Derivative of 2x³-1/x²

1. Differentiate $2 x^{3} - 1 \cdot \frac{1}{x^{2}}$ term by term:

   1. The derivative of a constant times a function is the constant times the derivative of the function.

      1. Apply the power rule: $x^{3}$ goes to $3 x^{2}$

      So, the result is: $6 x^{2}$

   2. The derivative of a constant times a function is the constant times the derivative of the function.

      1. Let $u = x^{2}$.

      2. Apply the power rule: $\frac{1}{u}$ goes to $- \frac{1}{u^{2}}$

      3. Then, apply the chain rule.
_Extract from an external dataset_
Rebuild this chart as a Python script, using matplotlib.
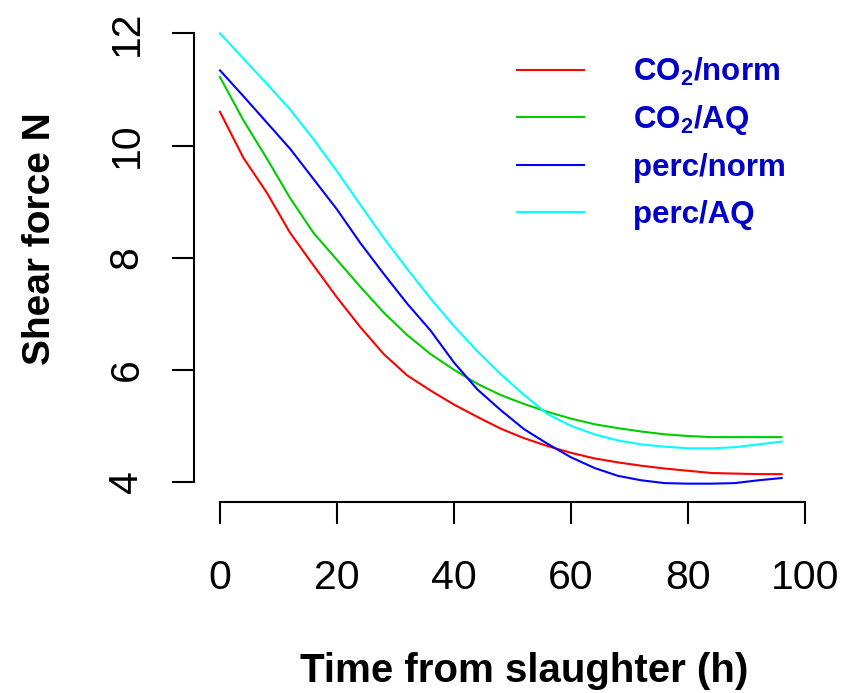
import matplotlib
matplotlib.use("Agg")
import matplotlib.pyplot as plt
from matplotlib.lines import Line2D

plt.rcParams["font.family"] = ["Liberation Sans", "DejaVu Sans"]
plt.rcParams["mathtext.fontset"] = "custom"
plt.rcParams["mathtext.bf"] = "Liberation Sans:bold"
plt.rcParams["mathtext.rm"] = "Liberation Sans:bold"
plt.rcParams["mathtext.default"] = "bf"

# Shear force over time post mortem, four treatment groups
hours = [0, 4, 8, 12, 16, 20, 24, 28, 32, 36, 40, 44, 48,
         52, 56, 60, 64, 68, 72, 76, 80, 84, 88, 92, 96]
co2_norm = [10.60, 9.78, 9.16, 8.44, 7.86, 7.29, 6.76, 6.28, 5.90, 5.63, 5.38, 5.16, 4.95,
            4.78, 4.64, 4.52, 4.42, 4.35, 4.29, 4.24, 4.20, 4.16, 4.15, 4.14, 4.14]
co2_aq = [11.22, 10.45, 9.77, 9.06, 8.44, 7.96, 7.48, 7.02, 6.62, 6.28, 6.00, 5.75, 5.55,
          5.39, 5.25, 5.13, 5.03, 4.96, 4.90, 4.85, 4.82, 4.80, 4.80, 4.80, 4.80]
perc_norm = [11.34, 10.88, 10.41, 9.94, 9.40, 8.86, 8.26, 7.71, 7.18, 6.70, 6.13, 5.65, 5.28,
             4.94, 4.68, 4.44, 4.25, 4.11, 4.03, 3.98, 3.97, 3.97, 3.98, 4.03, 4.07]
perc_aq = [12.00, 11.55, 11.10, 10.64, 10.11, 9.54, 8.94, 8.35, 7.80, 7.27, 6.78, 6.33, 5.92,
           5.55, 5.21, 5.00, 4.85, 4.74, 4.67, 4.63, 4.60, 4.60, 4.62, 4.67, 4.72]

series_labels = [r"CO$_2$/norm", r"CO$_2$/AQ", "perc/norm", "perc/AQ"]
series_colors = ["#FF0000", "#00CD00", "#0000FF", "#00FFFF"]
x_ticks = [0, 20, 40, 60, 80, 100]
y_ticks = [4, 6, 8, 10, 12]

W, H = 854, 693
fig = plt.figure(figsize=(W / 100, H / 100), dpi=100)
fig.patch.set_facecolor("white")


def fx(px):
    return px / W


def fy(py):
    return 1 - py / H


ax = fig.add_axes([fx(194), fy(502), fx(828.4) - fx(194), fy(15.4) - fy(502)])
ax.set_xlim(-4.44, 104)
ax.set_ylim(3.643, 12.32)

for vals, col in zip([co2_norm, co2_aq, perc_norm, perc_aq], series_colors):
    ax.plot(hours, vals, color=col, lw=1.5)

for s in ["top", "right"]:
    ax.spines[s].set_visible(False)
ax.spines["left"].set_bounds(4, 12)
ax.spines["bottom"].set_bounds(0, 100)
for s in ["left", "bottom"]:
    ax.spines[s].set_linewidth(1.5)

ax.set_xticks(x_ticks)
ax.set_yticks(y_ticks)
ax.tick_params(axis="both", length=16, width=1.5, labelsize=29.5, color="black")
ax.tick_params(axis="x", pad=25)
ax.tick_params(axis="y", pad=19, labelrotation=90)
for lbl in ax.get_yticklabels():
    lbl.set_va("center")

fig.text(fx(524), fy(682), "Time from slaughter (h)", ha="center", va="baseline",
         fontsize=29, fontweight="bold")
fig.text(fx(50), fy(239), "Shear force N", ha="center", va="baseline", rotation=90,
         rotation_mode="anchor", fontsize=28, fontweight="bold")

# legend drawn as short segments with bold labels
leg_y = [70, 117, 165, 212]
for py, lab, col in zip(leg_y, series_labels, series_colors):
    fig.add_artist(Line2D([fx(517), fx(584)], [fy(py), fy(py)], color=col, lw=1.5))
    fig.text(fx(633), fy(py + 11), lab, ha="left", va="baseline",
             fontsize=22.5, fontweight="bold", color="#0000C8")

fig.savefig("out.png", dpi=100, facecolor="white")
Multiply by $\frac{d}{d x} x^{2}$:

         1. Apply the power rule: $x^{2}$ goes to $2 x$

         The result of the chain rule is:

         $$- \frac{2}{x^{3}}$$

      So, the result is: $\frac{2}{x^{3}}$

   The result is: $6 x^{2} + \frac{2}{x^{3}}$

2. Now simplify:

   $$\frac{2 \cdot \left(3 x^{5} + 1\right)}{x^{3}}$$

The answer is:

$$\frac{2 \cdot \left(3 x^{5} + 1\right)}{x^{3}}$$